## Goal
Exclude pictures. Extract exactly the lines from the one that contains "Convert this chart" down to the one that contains "Chart.register(...registerables);", both included.
++++++++++
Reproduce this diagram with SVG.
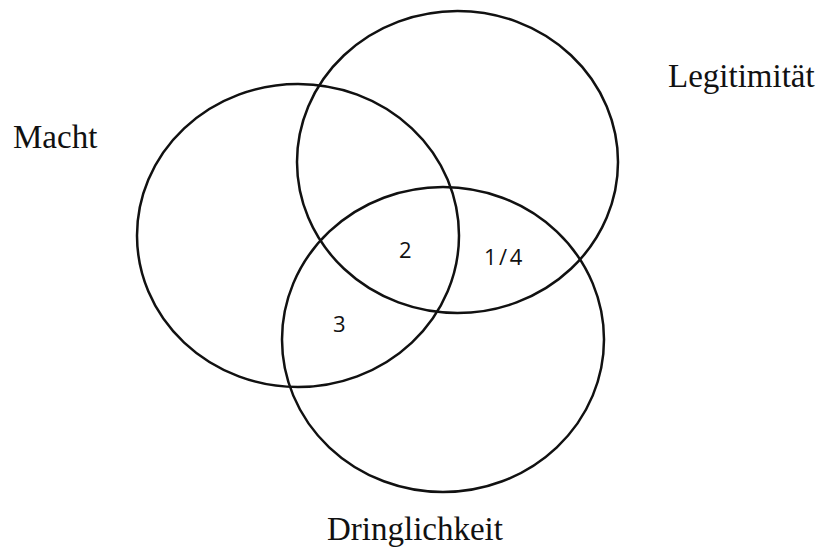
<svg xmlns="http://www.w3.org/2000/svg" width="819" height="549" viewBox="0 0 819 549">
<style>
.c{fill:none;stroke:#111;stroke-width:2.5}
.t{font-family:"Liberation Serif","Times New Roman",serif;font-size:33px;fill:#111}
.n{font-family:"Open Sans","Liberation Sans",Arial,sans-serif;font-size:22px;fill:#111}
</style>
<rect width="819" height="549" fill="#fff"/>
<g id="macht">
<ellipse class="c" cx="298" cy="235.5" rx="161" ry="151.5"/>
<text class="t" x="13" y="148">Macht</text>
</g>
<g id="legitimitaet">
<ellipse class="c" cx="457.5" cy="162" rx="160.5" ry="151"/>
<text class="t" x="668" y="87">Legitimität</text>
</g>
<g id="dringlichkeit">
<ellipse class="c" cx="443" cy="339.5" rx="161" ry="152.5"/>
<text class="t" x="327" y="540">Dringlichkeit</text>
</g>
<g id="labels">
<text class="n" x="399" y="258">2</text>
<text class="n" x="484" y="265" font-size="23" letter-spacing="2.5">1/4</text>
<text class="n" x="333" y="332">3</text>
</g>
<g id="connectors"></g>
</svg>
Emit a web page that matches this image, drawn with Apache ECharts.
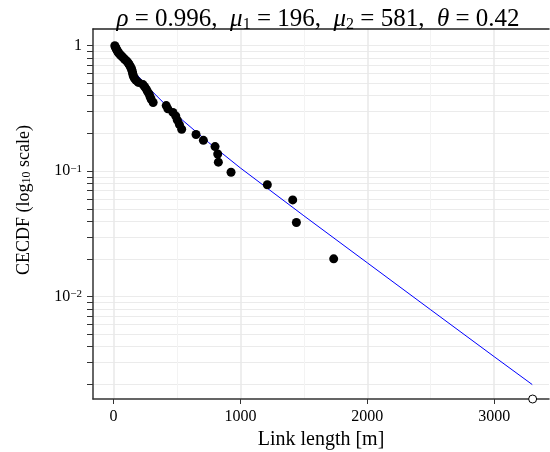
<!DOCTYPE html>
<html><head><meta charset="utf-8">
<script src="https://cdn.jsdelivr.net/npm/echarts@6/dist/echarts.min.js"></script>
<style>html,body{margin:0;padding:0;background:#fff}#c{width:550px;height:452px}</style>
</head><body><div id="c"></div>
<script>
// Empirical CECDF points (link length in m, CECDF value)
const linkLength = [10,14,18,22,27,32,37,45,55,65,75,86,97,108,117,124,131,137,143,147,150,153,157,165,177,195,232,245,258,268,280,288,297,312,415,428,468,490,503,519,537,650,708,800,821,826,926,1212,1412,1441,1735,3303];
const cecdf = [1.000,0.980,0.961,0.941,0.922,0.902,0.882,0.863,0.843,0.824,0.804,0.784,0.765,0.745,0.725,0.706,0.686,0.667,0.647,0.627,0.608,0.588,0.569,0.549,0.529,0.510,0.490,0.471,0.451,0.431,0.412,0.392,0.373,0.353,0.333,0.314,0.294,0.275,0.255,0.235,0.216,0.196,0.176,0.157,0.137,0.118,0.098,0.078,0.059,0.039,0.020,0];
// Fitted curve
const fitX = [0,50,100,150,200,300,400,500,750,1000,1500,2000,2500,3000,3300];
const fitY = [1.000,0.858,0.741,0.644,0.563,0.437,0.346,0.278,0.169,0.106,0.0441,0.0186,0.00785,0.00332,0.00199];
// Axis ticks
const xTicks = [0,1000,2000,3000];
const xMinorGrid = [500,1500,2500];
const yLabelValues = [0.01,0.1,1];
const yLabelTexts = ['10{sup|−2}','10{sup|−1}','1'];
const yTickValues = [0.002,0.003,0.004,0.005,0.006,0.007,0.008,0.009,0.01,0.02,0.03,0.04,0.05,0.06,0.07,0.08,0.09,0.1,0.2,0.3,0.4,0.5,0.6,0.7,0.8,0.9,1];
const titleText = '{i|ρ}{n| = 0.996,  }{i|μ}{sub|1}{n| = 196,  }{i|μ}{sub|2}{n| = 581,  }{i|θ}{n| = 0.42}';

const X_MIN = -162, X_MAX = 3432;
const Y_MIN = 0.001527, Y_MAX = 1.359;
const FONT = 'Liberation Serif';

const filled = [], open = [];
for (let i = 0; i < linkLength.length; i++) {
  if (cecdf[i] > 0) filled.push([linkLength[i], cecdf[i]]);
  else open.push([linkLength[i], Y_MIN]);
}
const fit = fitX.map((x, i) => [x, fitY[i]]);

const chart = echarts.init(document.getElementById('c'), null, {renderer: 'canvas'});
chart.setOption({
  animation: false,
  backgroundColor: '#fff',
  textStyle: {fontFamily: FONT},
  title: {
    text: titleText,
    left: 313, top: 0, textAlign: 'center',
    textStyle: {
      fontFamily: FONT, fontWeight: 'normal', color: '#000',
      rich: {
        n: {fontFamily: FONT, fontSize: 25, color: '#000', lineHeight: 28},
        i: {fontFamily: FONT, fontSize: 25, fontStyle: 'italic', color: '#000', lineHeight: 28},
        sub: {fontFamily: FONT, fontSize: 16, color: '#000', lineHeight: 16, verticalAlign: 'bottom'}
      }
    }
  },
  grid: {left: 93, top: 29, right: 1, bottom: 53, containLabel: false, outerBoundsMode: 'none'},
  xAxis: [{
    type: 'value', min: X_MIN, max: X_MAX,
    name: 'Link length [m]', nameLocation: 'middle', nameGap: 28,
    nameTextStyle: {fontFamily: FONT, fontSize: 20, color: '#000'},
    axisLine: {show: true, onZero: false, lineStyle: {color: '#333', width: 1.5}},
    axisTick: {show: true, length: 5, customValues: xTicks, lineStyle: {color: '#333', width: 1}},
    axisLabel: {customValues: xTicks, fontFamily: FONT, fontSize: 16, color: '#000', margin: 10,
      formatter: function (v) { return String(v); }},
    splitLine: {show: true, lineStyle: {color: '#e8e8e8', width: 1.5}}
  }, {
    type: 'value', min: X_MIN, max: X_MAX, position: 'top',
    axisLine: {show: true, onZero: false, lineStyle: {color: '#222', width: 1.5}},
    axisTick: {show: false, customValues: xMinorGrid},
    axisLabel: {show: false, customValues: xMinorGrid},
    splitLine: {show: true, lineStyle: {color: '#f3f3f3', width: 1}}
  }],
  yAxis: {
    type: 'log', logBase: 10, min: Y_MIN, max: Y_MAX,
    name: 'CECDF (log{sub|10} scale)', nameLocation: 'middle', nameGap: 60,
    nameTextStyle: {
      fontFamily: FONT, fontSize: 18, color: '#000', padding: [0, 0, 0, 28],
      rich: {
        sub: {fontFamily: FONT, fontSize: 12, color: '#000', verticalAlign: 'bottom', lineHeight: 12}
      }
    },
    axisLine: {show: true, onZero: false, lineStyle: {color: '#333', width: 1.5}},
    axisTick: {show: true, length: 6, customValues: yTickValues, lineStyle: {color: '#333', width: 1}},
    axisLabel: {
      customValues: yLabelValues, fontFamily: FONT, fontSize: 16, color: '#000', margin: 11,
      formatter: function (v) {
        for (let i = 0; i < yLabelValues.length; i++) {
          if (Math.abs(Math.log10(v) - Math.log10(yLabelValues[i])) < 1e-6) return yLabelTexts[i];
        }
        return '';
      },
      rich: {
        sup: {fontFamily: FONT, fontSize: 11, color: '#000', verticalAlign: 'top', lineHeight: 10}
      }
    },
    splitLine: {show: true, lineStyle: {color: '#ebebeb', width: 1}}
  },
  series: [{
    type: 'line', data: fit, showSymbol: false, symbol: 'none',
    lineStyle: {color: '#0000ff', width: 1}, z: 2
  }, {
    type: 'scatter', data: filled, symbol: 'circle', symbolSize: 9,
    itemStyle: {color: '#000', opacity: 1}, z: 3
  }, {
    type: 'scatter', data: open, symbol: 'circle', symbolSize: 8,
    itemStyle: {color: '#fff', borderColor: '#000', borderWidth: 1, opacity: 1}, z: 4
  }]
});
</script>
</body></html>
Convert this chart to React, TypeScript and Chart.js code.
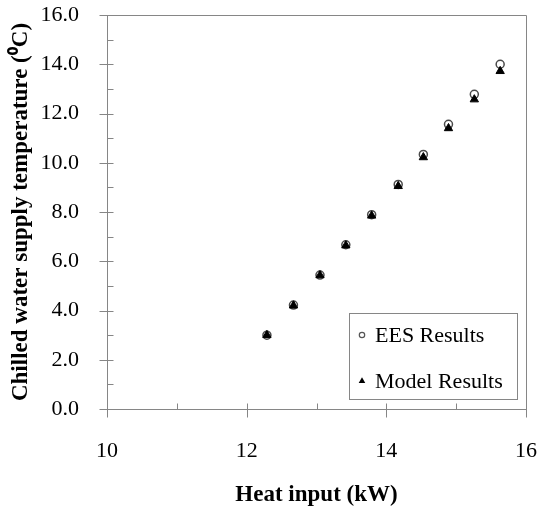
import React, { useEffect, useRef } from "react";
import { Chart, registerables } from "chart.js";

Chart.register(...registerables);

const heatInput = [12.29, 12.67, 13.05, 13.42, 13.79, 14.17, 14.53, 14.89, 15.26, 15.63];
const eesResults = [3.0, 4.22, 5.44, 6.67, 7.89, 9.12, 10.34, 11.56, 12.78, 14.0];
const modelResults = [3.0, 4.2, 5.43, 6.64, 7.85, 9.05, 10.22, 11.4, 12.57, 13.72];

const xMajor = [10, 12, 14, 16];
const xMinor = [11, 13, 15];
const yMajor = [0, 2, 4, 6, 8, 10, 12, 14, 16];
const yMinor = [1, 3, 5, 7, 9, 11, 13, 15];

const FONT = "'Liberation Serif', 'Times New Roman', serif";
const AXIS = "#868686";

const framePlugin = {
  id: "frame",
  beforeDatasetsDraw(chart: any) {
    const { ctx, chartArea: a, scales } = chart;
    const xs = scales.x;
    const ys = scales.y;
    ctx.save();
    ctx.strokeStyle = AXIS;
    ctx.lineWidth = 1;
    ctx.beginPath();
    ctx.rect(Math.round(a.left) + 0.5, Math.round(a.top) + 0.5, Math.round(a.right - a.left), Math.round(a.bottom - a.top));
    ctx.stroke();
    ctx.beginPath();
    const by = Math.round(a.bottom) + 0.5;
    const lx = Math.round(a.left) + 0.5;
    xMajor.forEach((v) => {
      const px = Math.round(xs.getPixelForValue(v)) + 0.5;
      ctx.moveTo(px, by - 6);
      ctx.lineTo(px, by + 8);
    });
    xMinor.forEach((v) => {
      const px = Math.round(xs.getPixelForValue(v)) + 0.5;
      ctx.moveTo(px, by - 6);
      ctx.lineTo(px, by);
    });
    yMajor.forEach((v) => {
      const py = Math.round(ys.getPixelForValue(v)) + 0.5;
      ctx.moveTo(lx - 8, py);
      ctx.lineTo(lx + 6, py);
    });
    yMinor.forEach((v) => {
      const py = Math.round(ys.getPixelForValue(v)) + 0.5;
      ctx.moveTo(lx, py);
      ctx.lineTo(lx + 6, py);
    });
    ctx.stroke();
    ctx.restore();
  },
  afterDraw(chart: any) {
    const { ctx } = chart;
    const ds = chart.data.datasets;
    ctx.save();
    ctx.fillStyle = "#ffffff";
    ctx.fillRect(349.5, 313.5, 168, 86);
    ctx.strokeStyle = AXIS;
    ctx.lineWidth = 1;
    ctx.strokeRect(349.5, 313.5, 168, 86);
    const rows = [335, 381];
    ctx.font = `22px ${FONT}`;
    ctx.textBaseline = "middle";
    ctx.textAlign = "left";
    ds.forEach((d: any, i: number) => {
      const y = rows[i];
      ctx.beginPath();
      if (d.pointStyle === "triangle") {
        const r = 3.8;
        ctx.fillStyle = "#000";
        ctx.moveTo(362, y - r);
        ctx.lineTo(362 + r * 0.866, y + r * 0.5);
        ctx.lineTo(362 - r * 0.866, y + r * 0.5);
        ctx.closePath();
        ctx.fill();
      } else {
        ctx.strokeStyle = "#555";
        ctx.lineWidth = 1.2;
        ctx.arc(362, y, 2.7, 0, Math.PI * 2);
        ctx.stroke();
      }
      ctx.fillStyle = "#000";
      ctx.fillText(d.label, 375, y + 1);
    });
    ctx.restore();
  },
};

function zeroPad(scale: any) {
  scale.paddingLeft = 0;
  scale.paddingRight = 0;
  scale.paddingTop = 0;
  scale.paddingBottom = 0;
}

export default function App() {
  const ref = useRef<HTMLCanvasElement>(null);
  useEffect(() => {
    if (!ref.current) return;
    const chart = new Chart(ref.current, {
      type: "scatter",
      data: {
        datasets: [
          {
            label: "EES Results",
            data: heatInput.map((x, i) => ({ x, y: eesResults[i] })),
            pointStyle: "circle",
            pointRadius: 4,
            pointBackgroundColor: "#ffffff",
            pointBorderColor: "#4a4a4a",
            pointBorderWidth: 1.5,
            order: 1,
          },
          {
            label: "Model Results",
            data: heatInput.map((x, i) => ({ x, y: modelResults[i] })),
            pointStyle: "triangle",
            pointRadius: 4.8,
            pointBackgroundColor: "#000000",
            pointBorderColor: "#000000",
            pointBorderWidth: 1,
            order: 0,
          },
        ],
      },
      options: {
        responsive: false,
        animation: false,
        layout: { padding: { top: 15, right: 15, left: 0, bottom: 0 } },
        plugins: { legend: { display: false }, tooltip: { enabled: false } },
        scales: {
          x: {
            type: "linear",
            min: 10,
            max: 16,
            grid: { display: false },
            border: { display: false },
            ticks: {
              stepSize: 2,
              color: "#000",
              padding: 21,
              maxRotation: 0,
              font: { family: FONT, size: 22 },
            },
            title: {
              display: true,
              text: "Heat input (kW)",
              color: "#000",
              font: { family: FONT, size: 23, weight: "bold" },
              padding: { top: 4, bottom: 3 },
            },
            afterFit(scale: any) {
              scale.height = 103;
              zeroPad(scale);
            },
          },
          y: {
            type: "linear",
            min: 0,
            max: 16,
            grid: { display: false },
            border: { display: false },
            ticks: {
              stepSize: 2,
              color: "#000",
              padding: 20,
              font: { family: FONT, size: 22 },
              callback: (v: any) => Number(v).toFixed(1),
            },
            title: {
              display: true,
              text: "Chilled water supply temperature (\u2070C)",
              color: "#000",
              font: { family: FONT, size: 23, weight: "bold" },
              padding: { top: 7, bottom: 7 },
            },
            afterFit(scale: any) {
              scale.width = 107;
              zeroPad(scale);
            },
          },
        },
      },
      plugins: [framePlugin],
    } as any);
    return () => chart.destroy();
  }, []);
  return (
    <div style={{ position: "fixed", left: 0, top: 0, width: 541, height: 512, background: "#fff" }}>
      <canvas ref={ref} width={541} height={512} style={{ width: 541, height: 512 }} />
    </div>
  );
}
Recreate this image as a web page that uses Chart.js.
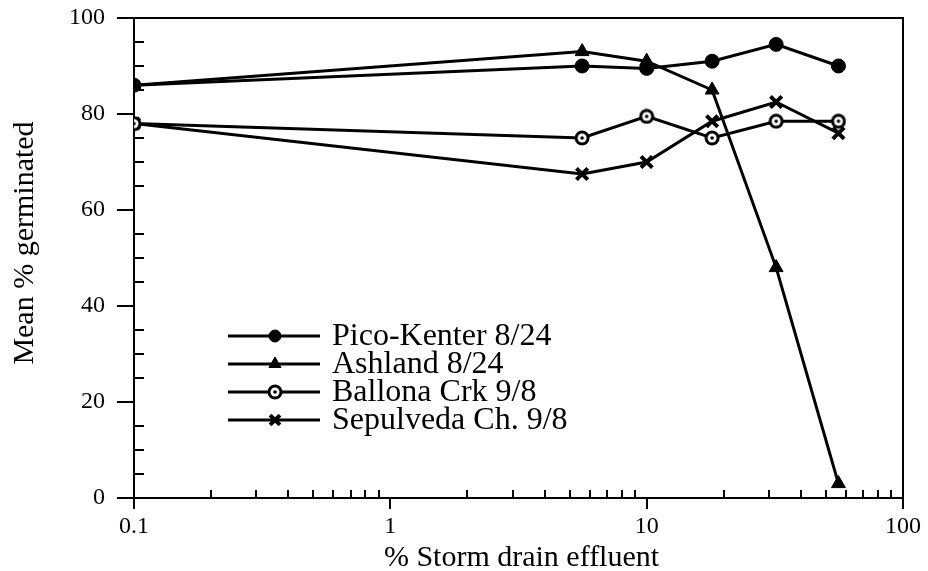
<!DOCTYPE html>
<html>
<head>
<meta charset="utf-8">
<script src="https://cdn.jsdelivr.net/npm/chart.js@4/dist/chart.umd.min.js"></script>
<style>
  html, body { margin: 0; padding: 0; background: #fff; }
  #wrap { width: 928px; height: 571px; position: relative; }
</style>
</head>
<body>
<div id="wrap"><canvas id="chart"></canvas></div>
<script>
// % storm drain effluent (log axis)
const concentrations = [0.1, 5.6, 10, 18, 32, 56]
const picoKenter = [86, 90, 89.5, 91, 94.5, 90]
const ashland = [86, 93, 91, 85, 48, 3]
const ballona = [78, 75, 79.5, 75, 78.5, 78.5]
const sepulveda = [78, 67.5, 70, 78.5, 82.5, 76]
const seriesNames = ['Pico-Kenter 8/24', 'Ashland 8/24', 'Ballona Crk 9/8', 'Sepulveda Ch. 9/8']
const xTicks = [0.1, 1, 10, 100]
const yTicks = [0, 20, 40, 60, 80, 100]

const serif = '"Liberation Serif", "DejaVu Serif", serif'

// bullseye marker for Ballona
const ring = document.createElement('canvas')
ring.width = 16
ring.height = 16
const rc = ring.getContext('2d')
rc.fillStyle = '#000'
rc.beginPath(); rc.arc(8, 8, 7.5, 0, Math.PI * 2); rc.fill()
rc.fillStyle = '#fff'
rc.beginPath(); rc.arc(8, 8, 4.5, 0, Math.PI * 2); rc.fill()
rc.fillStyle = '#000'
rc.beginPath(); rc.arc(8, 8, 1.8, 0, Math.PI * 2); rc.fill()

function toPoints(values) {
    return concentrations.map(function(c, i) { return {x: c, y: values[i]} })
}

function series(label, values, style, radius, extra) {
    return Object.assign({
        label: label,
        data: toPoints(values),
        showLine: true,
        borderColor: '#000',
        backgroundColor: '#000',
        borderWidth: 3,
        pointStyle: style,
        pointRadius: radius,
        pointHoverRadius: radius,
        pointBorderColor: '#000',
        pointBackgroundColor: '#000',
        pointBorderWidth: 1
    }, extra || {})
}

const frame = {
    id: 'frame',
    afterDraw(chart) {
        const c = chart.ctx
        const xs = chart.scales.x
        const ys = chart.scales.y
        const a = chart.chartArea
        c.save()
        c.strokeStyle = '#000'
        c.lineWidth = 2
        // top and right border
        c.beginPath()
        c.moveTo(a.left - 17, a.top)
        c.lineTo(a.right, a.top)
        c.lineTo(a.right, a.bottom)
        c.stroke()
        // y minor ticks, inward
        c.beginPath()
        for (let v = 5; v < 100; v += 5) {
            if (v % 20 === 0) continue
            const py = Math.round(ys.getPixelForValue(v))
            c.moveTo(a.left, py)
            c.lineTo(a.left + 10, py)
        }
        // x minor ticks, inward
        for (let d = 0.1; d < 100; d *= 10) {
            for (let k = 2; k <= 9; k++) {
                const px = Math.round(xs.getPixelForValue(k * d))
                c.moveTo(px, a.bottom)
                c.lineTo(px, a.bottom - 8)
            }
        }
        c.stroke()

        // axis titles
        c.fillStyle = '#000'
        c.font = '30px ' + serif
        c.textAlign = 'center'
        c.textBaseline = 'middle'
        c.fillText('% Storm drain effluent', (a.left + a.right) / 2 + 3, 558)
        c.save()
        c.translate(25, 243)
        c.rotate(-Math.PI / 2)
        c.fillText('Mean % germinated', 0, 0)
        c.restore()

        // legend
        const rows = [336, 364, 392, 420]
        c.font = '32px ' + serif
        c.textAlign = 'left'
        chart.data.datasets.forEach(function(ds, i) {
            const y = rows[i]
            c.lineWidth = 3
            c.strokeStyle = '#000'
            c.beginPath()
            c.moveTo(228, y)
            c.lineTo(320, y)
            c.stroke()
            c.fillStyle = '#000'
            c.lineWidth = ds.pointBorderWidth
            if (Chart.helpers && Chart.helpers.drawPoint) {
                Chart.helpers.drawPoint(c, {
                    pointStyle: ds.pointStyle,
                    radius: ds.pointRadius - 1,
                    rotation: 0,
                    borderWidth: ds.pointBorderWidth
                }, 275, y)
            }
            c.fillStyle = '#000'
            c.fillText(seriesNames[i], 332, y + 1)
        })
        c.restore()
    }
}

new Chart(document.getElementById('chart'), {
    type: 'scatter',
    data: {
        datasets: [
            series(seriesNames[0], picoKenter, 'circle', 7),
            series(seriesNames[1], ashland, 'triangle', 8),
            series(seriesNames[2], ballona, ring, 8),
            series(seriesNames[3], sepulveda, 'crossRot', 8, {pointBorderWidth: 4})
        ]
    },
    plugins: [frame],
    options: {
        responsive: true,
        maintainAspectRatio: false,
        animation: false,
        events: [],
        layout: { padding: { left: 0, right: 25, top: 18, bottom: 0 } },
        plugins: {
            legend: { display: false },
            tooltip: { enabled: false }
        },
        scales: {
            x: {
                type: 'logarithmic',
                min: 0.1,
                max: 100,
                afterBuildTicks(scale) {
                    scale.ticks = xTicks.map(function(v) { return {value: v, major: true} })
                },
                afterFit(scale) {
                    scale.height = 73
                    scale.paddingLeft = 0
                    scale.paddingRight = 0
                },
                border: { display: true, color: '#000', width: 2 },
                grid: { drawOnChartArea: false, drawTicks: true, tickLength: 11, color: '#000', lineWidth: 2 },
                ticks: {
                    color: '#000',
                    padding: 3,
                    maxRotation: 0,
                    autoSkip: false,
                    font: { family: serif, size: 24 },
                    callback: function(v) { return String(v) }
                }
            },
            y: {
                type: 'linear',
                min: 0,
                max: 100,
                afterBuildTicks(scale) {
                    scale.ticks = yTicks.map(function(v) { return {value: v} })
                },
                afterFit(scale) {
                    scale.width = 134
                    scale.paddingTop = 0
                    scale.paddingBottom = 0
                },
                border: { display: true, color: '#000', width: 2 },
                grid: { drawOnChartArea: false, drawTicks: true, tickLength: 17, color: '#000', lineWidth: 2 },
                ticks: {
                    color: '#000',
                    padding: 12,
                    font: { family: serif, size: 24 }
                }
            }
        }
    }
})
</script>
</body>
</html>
++++++++++
## Final result
Convert this chart to React, TypeScript and Chart.js code.
import React, { useEffect, useRef } from "react";
import { Chart, registerables } from "chart.js";

Chart.register(...registerables);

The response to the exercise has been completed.